## Start DATA ROWS
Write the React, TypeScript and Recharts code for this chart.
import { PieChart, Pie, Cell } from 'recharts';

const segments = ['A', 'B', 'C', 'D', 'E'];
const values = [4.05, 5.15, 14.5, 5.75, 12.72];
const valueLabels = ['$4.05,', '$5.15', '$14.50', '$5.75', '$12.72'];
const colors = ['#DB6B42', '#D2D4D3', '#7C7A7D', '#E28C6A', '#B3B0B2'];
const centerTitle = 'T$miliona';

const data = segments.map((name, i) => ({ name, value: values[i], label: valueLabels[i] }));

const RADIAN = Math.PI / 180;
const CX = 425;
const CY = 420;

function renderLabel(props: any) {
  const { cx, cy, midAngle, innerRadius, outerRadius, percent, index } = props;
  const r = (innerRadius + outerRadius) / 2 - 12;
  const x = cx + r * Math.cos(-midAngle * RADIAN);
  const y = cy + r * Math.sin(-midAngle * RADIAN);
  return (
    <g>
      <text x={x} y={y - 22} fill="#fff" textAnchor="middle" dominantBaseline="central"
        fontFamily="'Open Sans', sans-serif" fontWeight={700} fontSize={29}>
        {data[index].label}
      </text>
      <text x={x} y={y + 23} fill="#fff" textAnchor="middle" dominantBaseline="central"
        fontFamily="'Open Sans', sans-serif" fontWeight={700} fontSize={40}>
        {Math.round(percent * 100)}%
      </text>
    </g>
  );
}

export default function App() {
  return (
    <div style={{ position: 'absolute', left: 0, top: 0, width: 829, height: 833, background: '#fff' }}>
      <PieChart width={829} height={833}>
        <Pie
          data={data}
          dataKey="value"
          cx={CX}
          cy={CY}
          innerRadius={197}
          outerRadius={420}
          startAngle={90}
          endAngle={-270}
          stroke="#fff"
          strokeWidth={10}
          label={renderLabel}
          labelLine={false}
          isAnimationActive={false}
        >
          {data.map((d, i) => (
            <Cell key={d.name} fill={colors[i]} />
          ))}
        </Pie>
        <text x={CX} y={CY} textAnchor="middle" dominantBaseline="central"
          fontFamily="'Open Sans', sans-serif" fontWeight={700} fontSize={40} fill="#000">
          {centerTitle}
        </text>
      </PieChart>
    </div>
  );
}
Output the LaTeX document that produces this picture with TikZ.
## End DATA ROWS
▸ GOAL:
Type out the entries again, word for word.

▸ EXERCISE RESULT:
Write the React, TypeScript and Recharts code for this chart.
import { PieChart, Pie, Cell } from 'recharts';

const segments = ['A', 'B', 'C', 'D', 'E'];
const values = [4.05, 5.15, 14.5, 5.75, 12.72];
const valueLabels = ['$4.05,', '$5.15', '$14.50', '$5.75', '$12.72'];
const colors = ['#DB6B42', '#D2D4D3', '#7C7A7D', '#E28C6A', '#B3B0B2'];
const centerTitle = 'T$miliona';

const data = segments.map((name, i) => ({ name, value: values[i], label: valueLabels[i] }));

const RADIAN = Math.PI / 180;
const CX = 425;
const CY = 420;

function renderLabel(props: any) {
  const { cx, cy, midAngle, innerRadius, outerRadius, percent, index } = props;
  const r = (innerRadius + outerRadius) / 2 - 12;
  const x = cx + r * Math.cos(-midAngle * RADIAN);
  const y = cy + r * Math.sin(-midAngle * RADIAN);
  return (
    <g>
      <text x={x} y={y - 22} fill="#fff" textAnchor="middle" dominantBaseline="central"
        fontFamily="'Open Sans', sans-serif" fontWeight={700} fontSize={29}>
        {data[index].label}
      </text>
      <text x={x} y={y + 23} fill="#fff" textAnchor="middle" dominantBaseline="central"
        fontFamily="'Open Sans', sans-serif" fontWeight={700} fontSize={40}>
        {Math.round(percent * 100)}%
      </text>
    </g>
  );
}

export default function App() {
  return (
    <div style={{ position: 'absolute', left: 0, top: 0, width: 829, height: 833, background: '#fff' }}>
      <PieChart width={829} height={833}>
        <Pie
          data={data}
          dataKey="value"
          cx={CX}
          cy={CY}
          innerRadius={197}
          outerRadius={420}
          startAngle={90}
          endAngle={-270}
          stroke="#fff"
          strokeWidth={10}
          label={renderLabel}
          labelLine={false}
          isAnimationActive={false}
        >
          {data.map((d, i) => (
            <Cell key={d.name} fill={colors[i]} />
          ))}
        </Pie>
        <text x={CX} y={CY} textAnchor="middle" dominantBaseline="central"
          fontFamily="'Open Sans', sans-serif" fontWeight={700} fontSize={40} fill="#000">
          {centerTitle}
        </text>
      </PieChart>
    </div>
  );
}
Output the LaTeX document that produces this picture with TikZ.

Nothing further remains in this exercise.